What’s more, I end up tired. This spirals: I sleep too few hours, don’t run or cycle, forget to meditate and find I can no longer touch my toes because I haven’t been doing yoga. The excuses roll in, I say I’ve been too busy but this reality is I haven’t been ferocious enough about protecting my priorities.

I used to object to time plans

The rigidity goes against my nature. I was much more comfortable with imagining I’d get things done in a gentle spontaneous manner. This was a convenient lie to tell myself. My getting things done looked like a deadline and a mighty rush. It did not feel good and often left me feeling unsatisfied with the work I had accomplished.

I could do it, because I could rely on my quick brains to solve any last-minute issues and, my tongue, if necessary, to talk me out of problems. This is like people who don’t sleep much saying they can function with less sleep between yawns. Progress might get made but how do we feel about it?

Furthermore, I used to think planning took too much effort

And as it was inevitable the plans would fail, they were pretty much pointless.

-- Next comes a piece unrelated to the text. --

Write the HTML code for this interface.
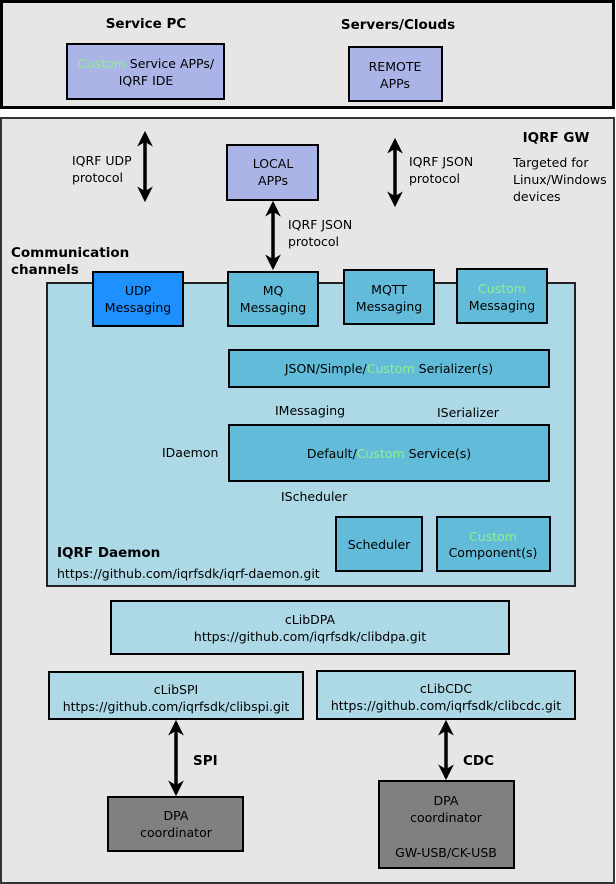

But I got frustrated by my lack of good feeling about my achievement. Not planning was resulting in an erratic output of work which runs contrary to my belief that consistency is essential. You can’t run a marathon if you only run when you’re in the mood. And you cannot complete a novel if you’re not sitting down to write when the house is silent.

In my schedule, I marked off the hours already committed to something or other with coloured pencils and then looked at what was left.  What I noticed about my plans was how little time I had to write. Furthermore, once I started looking at the time set aside to writing, I realised most of it was spent doing random admin tasks. Useful things to be sure, but not what I had intended.

At which point, I took a Sunday and I marked out a whole long stretch for writing

I designed the day to support my writing rather than trying to fit the writing around what was already in my day. And it was like falling in love with the art all over again. So I edited work I’d been doing and found I had the time to think about the wording. I wasn’t in a rush. I wasn’t contemplating the bus timetable or my to-do list. Instead, I’d submerged in the activity I wanted most to be doing and was loving it. I felt I could even do it well.

Which is why I read about Anders Ericsson’s research

He’s fascinated by people who excel, and I’d like to excel.

I’m trying to build my routines through awareness of what I’ve now learnt. People excel through conscious determination. They need a willingness to keep at the minute details. Not in a half-minded way, but with the honed skill of keeping at it. Ericsson thinks of this essential commitment as a skill, something it takes time to develop. It’s a skill found in athletes and serious musicians and, I hope, to be developing in me.

Oh and it’s all a lie anyway. I have a room of my own here; I just don’t have a chair.